I do not see why the police should lack resources. We should not have a manpower problem in this country. If people are calling the police with irrelevant complaints (such as lack of water supply), why not start a call centre (of non-police but trained people) to screen calls? Aren’t call centres our claim to fame? If the police budget is insufficient, the commissioner should make it clear to the people. If he felt he could not do his job with the resources provided, he should have refused to take up the job, or made it clear what he could achieve when he took it up.

That was not the only odd statement the police chief made. Here are some more (from this article):

Citing the examples of New York, Johannesburg and London, he said: “The crime rate is much higher in these cities, including that of rape.”

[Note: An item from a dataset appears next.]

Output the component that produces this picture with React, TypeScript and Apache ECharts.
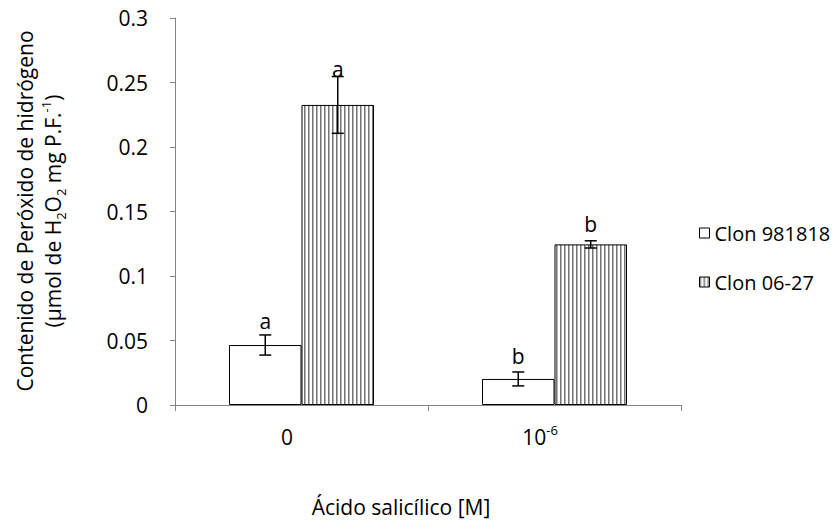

It apparently did not occur to him that the crime rate is higher in these cities because people actually report crimes, especially crimes like rape. They report them because they can reasonably expect their police force to act and not make excuses like ‘why weren’t you more careful’? They report them because rape victims are expected to be treated with sensitivity, not branded forever by society as a ‘shamed woman’ and raked over the coals by a justice system that has a low conviction rate for rape.

He also said: “No one in the world carries millions in a car. It only happens here. In Germany, they say if someone carries 500 euros with him, he would definitely be murdered. Strangely, here we like to carry millions with us”

Really? Will anyone from Germany verify this bit of folk wisdom? Forgive me for doubting the hearsay of the esteemed Delhi police chief. Is he suggesting that Indians carry millions with them by car because they have faith in the police force to protect them should anyone try to steal that money or because the likelihood of the money being stolen is low?

The police chief also washed his hands off thefts, burglaries and snatchings. “The bag of my daughter who lives in London was snatched more than once. It happens,” he said.

OMG! Enough said I think. So everything ‘happens’. Why do we need him, I wonder?

Finally, if I sound angry, it is because is this not an academic question for me. It is a question of daily life. It is a question of being told to adjust and adjusting and still having my breast pinched hard when I was 12 years old and walking to school in my uniform. It is a question of my friend having a guy masturbate down her back in a train. It is a question of women of all economic classes being restricted from certain jobs because it is not safe at night. Our cities are not safe – not for men, and definitely not for women. The police need to accept that instead of passing thebuck onto the victims.